(Supplied records):
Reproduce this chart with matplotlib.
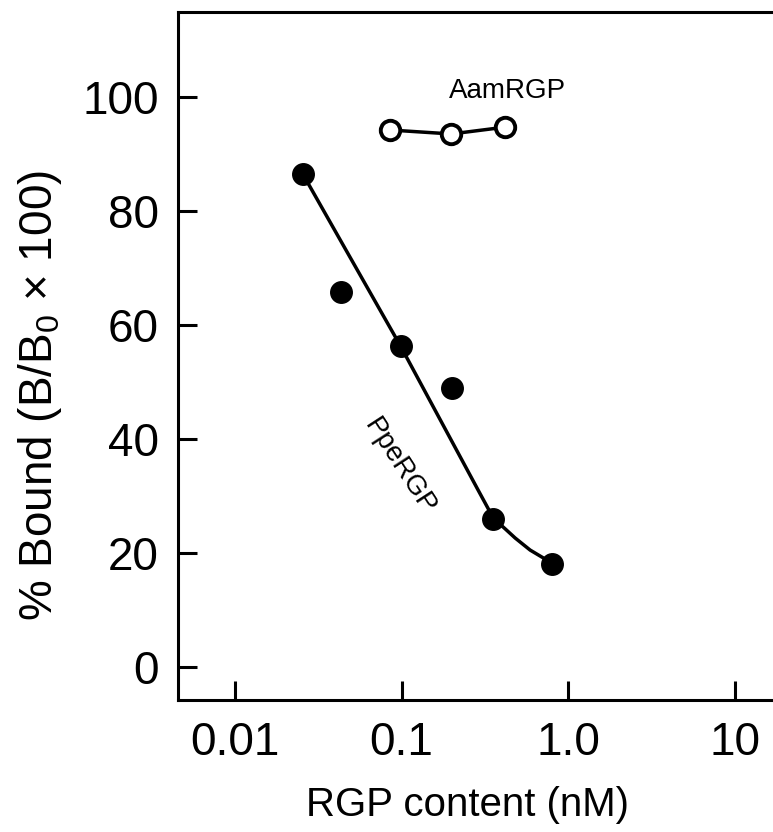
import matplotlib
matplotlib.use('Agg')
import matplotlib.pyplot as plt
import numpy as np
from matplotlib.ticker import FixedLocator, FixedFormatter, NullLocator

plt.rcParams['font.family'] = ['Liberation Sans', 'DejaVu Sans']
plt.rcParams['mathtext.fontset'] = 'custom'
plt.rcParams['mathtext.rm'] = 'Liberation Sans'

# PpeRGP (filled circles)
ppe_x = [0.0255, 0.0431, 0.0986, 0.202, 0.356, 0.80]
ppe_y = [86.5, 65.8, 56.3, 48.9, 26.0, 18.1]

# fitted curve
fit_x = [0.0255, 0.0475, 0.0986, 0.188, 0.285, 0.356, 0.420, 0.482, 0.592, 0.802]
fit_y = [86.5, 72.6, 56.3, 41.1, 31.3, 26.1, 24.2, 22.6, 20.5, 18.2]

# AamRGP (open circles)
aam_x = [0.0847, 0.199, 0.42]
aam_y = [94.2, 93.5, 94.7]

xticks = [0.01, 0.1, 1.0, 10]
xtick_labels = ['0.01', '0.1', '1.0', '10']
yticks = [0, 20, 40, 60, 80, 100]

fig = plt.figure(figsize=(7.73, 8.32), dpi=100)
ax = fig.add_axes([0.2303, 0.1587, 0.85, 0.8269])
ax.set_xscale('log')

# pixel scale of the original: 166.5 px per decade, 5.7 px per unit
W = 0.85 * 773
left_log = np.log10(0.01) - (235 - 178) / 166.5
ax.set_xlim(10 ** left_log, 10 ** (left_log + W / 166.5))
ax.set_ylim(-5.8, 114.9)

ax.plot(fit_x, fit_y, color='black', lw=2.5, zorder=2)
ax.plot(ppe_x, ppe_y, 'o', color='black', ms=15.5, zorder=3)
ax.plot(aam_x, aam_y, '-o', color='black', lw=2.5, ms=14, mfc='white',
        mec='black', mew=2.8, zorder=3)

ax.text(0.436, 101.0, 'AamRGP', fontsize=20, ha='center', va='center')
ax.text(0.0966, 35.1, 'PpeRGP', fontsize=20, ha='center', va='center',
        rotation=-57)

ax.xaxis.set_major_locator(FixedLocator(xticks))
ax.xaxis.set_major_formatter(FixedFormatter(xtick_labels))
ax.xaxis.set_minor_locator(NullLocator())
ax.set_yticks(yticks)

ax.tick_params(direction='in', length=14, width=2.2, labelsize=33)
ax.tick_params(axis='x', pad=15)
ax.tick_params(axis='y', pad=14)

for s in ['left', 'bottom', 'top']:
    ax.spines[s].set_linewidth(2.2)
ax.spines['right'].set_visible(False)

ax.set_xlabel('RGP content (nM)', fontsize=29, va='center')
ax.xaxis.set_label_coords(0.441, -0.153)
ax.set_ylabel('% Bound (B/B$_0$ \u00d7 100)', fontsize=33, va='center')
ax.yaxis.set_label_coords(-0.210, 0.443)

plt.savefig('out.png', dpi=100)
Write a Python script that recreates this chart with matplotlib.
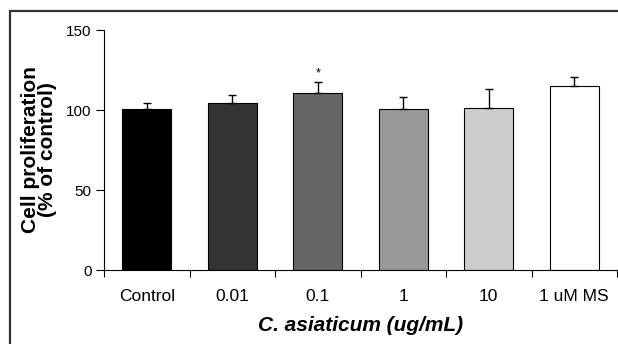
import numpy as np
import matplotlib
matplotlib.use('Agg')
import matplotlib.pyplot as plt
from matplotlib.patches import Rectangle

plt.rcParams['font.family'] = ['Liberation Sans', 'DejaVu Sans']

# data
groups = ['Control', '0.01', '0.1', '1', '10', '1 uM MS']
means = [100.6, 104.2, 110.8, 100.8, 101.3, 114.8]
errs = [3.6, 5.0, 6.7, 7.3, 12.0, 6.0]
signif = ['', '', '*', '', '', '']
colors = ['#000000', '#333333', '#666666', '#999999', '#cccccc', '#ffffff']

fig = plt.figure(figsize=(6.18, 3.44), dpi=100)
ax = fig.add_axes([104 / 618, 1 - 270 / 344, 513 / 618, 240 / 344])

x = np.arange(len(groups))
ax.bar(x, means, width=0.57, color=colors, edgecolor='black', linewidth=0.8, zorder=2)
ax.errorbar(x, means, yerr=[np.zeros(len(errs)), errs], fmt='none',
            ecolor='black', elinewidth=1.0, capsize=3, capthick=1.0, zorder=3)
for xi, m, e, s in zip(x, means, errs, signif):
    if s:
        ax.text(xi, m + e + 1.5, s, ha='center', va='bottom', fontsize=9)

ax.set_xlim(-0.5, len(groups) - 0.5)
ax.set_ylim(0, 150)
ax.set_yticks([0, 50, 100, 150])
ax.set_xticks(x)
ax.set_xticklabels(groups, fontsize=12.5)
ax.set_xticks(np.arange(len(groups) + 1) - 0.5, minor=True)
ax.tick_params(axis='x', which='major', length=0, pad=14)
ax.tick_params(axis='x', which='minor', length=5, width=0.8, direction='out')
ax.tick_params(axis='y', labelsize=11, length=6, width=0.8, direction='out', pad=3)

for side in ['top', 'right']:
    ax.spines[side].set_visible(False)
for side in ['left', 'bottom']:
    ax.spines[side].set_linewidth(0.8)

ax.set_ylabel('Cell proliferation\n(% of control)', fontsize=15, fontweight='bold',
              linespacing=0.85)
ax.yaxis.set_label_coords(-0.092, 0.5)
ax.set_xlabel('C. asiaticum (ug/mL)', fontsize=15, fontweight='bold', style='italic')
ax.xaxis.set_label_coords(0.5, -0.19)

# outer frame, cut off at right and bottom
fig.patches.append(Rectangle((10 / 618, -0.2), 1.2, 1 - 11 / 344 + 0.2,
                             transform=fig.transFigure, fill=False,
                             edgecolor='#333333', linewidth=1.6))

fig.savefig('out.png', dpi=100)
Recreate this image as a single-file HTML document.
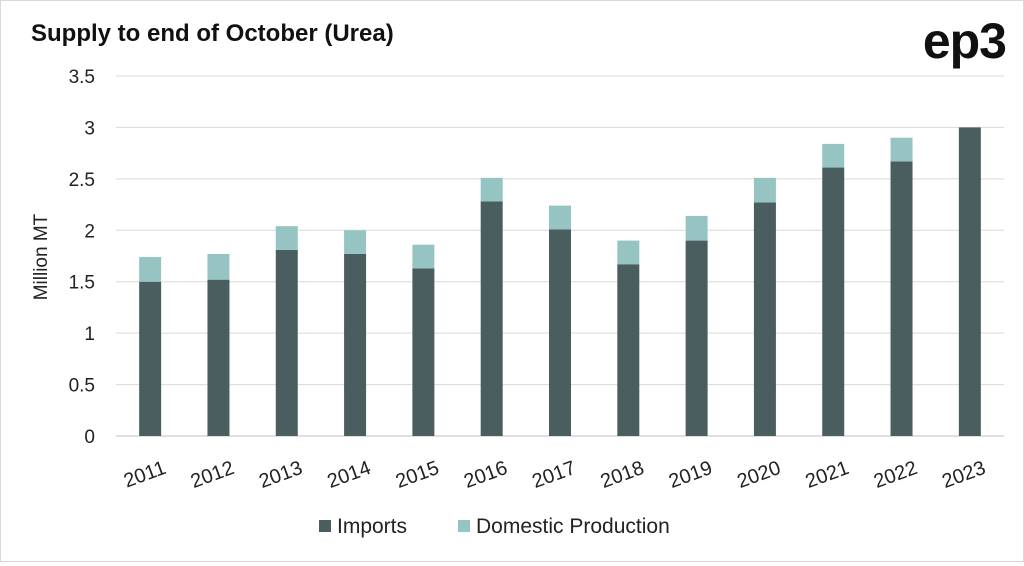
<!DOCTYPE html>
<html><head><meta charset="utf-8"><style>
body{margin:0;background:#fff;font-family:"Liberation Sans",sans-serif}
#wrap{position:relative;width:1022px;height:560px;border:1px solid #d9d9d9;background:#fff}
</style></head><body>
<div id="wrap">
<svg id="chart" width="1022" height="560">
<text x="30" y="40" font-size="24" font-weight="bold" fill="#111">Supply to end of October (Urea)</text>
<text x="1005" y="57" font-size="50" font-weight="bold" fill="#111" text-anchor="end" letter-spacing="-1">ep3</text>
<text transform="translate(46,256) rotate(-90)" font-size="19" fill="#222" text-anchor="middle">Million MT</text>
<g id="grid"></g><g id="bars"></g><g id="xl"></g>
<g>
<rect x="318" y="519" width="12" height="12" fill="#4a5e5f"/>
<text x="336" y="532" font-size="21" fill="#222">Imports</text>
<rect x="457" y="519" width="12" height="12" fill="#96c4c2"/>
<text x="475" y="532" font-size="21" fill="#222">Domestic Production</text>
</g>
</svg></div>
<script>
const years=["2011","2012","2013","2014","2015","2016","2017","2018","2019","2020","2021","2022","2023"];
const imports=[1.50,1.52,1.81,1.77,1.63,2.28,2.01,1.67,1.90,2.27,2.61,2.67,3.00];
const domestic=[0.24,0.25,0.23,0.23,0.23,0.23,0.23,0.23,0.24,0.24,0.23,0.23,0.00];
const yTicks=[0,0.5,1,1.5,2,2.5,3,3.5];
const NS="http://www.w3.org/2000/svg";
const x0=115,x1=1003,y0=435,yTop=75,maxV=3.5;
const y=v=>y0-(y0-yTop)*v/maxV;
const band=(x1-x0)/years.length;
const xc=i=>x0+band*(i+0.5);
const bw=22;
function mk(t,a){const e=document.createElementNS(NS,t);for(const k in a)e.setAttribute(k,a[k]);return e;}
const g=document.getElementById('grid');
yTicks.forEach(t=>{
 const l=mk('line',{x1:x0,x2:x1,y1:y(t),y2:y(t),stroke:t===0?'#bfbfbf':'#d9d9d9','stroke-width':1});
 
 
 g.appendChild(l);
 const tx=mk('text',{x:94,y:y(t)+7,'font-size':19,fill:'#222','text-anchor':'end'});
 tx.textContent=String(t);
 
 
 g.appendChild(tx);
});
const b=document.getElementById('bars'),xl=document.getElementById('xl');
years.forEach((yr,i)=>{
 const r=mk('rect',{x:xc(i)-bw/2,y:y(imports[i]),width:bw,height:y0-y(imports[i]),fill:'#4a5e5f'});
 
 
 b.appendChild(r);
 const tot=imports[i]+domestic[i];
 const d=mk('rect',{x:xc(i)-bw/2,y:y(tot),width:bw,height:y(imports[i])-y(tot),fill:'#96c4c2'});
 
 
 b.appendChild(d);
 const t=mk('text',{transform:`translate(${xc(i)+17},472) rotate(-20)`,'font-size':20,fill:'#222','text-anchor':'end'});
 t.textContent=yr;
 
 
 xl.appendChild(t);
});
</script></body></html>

(Given exercise):
Extract the lines exactly, please: the first line of the listing, the line with "from matplotlib.ticker import", and every line between them, but no pictures.

(Finished answer):
Reproduce this chart with matplotlib.
import matplotlib
matplotlib.use('Agg')
import matplotlib.pyplot as plt
import numpy as np
from matplotlib.ticker import FixedLocator, FixedFormatter, NullLocator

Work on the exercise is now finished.